In the hours leading up to the parliamentary vote on holding the referendum, tensions rose as people queued in their thousands to withdraw deposits from ATMs, with the Guardian noting that parliamentary deputies themselves were queuing up. Armed police patrolled the various ATMs.
Many people have already withdrawn their life savings and are storing the cash at home. Between Monday and Wednesday last week, some €2 billion was withdrawn (about 1.5 percent of total household and corporate deposits held by the banks as of end-April).
The last time capital controls were imposed in an EU country was in Cyprus, where bank withdrawals were limited to €300.
On Sunday, Greek Finance Minister Yanis Varoufakis released the text of his statement to a meeting of the Eurogroup finance ministers held on Saturday. This made clear the cynical calculations behind the referendum initiative.
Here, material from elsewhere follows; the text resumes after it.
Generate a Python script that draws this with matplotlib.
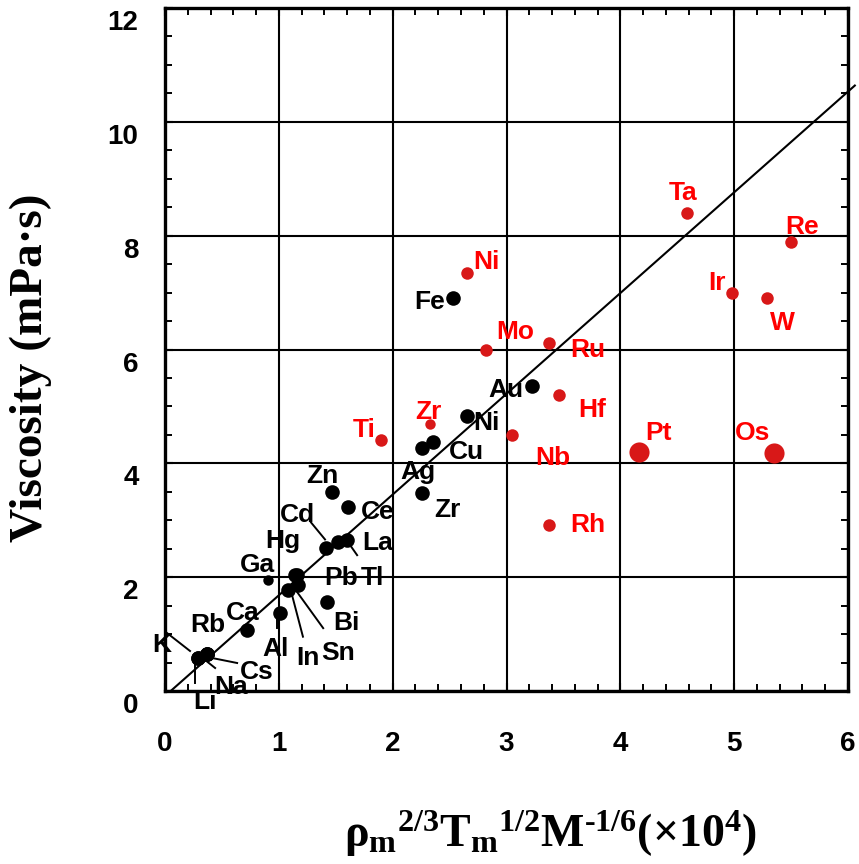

Varoufakis said the scale of the austerity being demanded of Syriza was a step too far, threatening the imminent downfall of his government and an eruption of popular opposition. He said if the proposals were accepted and Syriza tried to get them “through Parliament tomorrow, we would be defeated in parliament with the result of a new election being called within a very long month—then, the delay, the uncertainty and the prospects of a successful resolution would be much, much diminished.”
Varoufakis warned: “[E]ven if we managed to pass the institutions’ proposal through parliament, we would be facing a major problem of ownership and implementation. Put simply, just as in the past the governments that pushed through policies dictated by the institutions could not carry the people with them, we too would fail to do so.”
Translated, Tsipras and Varoufakis have posed a referendum as a gun to the head of the Greek working class. If the vote is in favour of accepting the terms of the institutions, then Syriza can claim to have been presented with a fait accompli. If the vote goes against, they will proceed with their own austerity measures in the hope that this will be acceptable to the EU, ECB and IMF.